Anche ai nostri giorni esistono gli eroi, quelli che lo diventano per troppa fede, per dignità, per rispetto di se stessi e dello Stato, che lavorano nel silenzio delle loro ricerche, del loro credo, che vivono sapendo d’aver vita corta, eppure ce la mettono tutta per riempirla di onestà e di senso del dovere.
Tra questi, Giovanni Falcone e la moglie Francesca Morvillo, entrambi magistrati, che insieme agli uomini della scorta, morirono a Capaci, nella strage ordita contro di loro dalla mafia, nell’esplosione del manto stradale che stavano percorrendo e per loro imbottito di tritolo, il 23 maggio del 1992, sulla loro Croma blindata.
Sono già trascorsi 25 anni da allora, la mafia non è stata sconfitta, guardiamo serie tv intitolate a commissari della Polizia che, ostacolati spesso dai loro superiori, da quasi tutti chi li circonda, continuano a combatterla, che rispecchiano la verità, quella degli uomini veri che ancora ci sono e che sono meno noti degli “eroi” dell’Isola dei famosi CHE HANNO PATITO FAME E SOLITUDINE, il tutto per successo e denaro, o di quelli del Grande Fratello e altri “eroi” dello schermo che finiamo per confondere con quelli veri.
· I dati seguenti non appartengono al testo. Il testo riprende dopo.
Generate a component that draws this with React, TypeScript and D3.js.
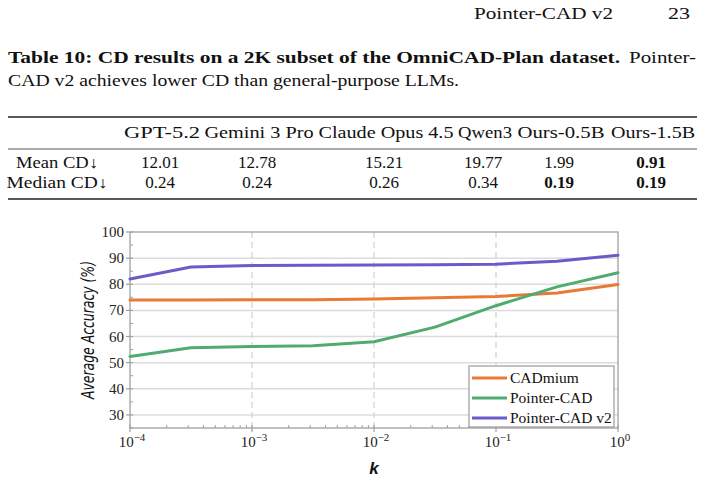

I Falcone si sposarono nell’86 e condivisero una vita isolata, “protetta”, nella Palermo degli anni ‘80. Già nell’89 le forze dell’ordine sventarono un attentato nei loro confronti nella villa di Falcone, sul mare, all’Addaura. Entrambi per decisione comune rinunciarono all’idea di avere figli per, parole loro, non concepire ORFANI.
Vi ricordate la vedova di Vito Schifani, l’agente della scorta ucciso con loro, che al funerale del marito gridò dall’altare della Chiesa di San Domenico, in lacrime, un appello ai mafiosi IO VI PERDONO MA VI DOVETE METTERE IN GINOCCHIO, il prete che officiava la funzione al suo fianco, la chiesa stipata… Il suo pianto ancora risuona come pioggia battente nei nostri ricordi.
“Sventurato quel popolo che ha bisogno di eroi” diceva Bertol Brecht. Una preghiera riserviamo oggi per queste persone che hanno giocato una partita per tutti noi, non l’hanno vinta, ma ci hanno provato con la fede di chi crede nelle istituzioni, quelle che li hanno abbandonati ad un destino già stabilito, già scritto. R.i.p.